Резковатая оценка лучшего российского журнала явилась для Михайлова неожиданной, явно обозначилось расхождение между ‘Современником’ и ‘Колоколом’ если не в целях борьбы, то в методах, однако спорить в ту встречу с Герценом Михайлов не мог, он во многом разделял его недовольство…
Расставались грустно. Герцен оставил автограф Людмиле Петровне: ‘Я не умею писать в альбомы. Простите меня, вместо нескольких строк — легких и веселых — я вписал вам целую страницу, печальную и длинную, из моей тетради ‘Былое и думы’. Страницу эту мне только что принесли из типографии. К тому же в ней говорится о Лондоне,— вспомните иной раз, что в этом тумане и поднесь бродит русский, душевно уважающий вас Искандер. 15 марта 1859 года’.

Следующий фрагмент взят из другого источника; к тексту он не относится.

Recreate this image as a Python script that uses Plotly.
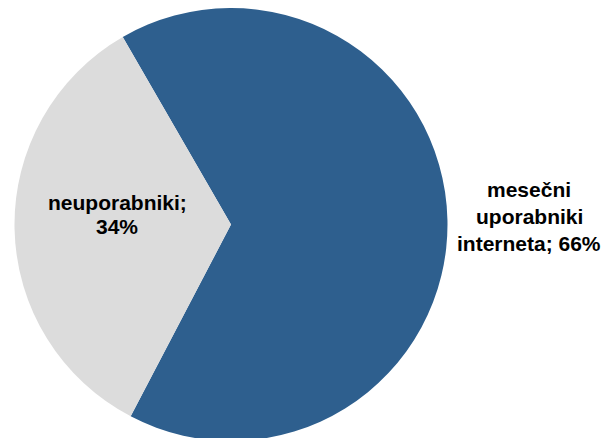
import plotly.graph_objects as go

# Share of monthly internet users vs. non-users
labels = ["mesečni uporabniki interneta", "neuporabniki"]
values = [66, 34]
colors = ["#2E5F8E", "#DCDCDC"]

# label lines for each slice (the last line carries the value)
label_lines = [["mesečni", "uporabniki", "interneta;"], ["neuporabniki;"]]

W, H = 605, 446
cx, cy, r = 231, 224.5, 216.5

fig = go.Figure(
    go.Pie(
        labels=labels,
        values=values,
        sort=False,
        direction="clockwise",
        rotation=-30,
        marker=dict(colors=colors, line=dict(width=0)),
        textinfo="none",
        hoverinfo="label+percent",
        showlegend=False,
        domain=dict(
            x=[(cx - r) / W, (cx + r) / W],
            y=[1 - (cy + r) / H, 1 - (cy - r) / H],
        ),
    )
)

font = dict(family="Liberation Sans, Arial, sans-serif", size=21, color="#000000")


def add_lines(lines, x_px, y_px_list):
    for text, y_px in zip(lines, y_px_list):
        fig.add_annotation(
            text=f"<b>{text}</b>",
            x=x_px / W,
            y=1 - y_px / H,
            xref="paper",
            yref="paper",
            xanchor="center",
            yanchor="middle",
            showarrow=False,
            font=font,
        )


# outside label of the users slice
blue_lines = label_lines[0][:-1] + [f"{label_lines[0][-1]} {values[0]}%"]
add_lines(blue_lines, 529, [189, 216, 243])

# inside label of the non-users slice
gray_lines = label_lines[1] + [f"{values[1]}%"]
add_lines(gray_lines, 117, [202, 226])

fig.update_layout(
    width=W,
    height=H,
    margin=dict(l=0, r=0, t=0, b=0),
    paper_bgcolor="#FFFFFF",
    plot_bgcolor="#FFFFFF",
)

fig.write_html(
    "out.html",
    post_script="document.documentElement.style.overflow='hidden';document.body.style.overflow='hidden';",
)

Встречи в Фуляме сильно повлияли на друзей. Личность Герцена, его деятельность, суждения, его европейская слава — все призывало друзей к какому-то новому действию. Шелгунов возненавидел свой департамент, с горечью признавался: ‘Если я что-то и значу перед лесными чиновниками, то я совершенная дрянь рядом с Герценом’. (В том же году он впервые выступил в ‘Русском слове’ как публицист и встал на опасную стезю российского литератора.)
По возвращении в Петербург Михайлов прочел в ‘Колоколе’ статью ‘Very dangerous!’ (‘Очень опасно!’) за подписью Искандера, статью страстную и гневную, с такой концовкой: ‘Истощая свой смех на обличительную литературу, милые паяцы наши забывают, что по этой скользкой дороге можно досвистаться не только до Булгарина и Греча, но (чего, боже сохрани) и до Станислава на шее!’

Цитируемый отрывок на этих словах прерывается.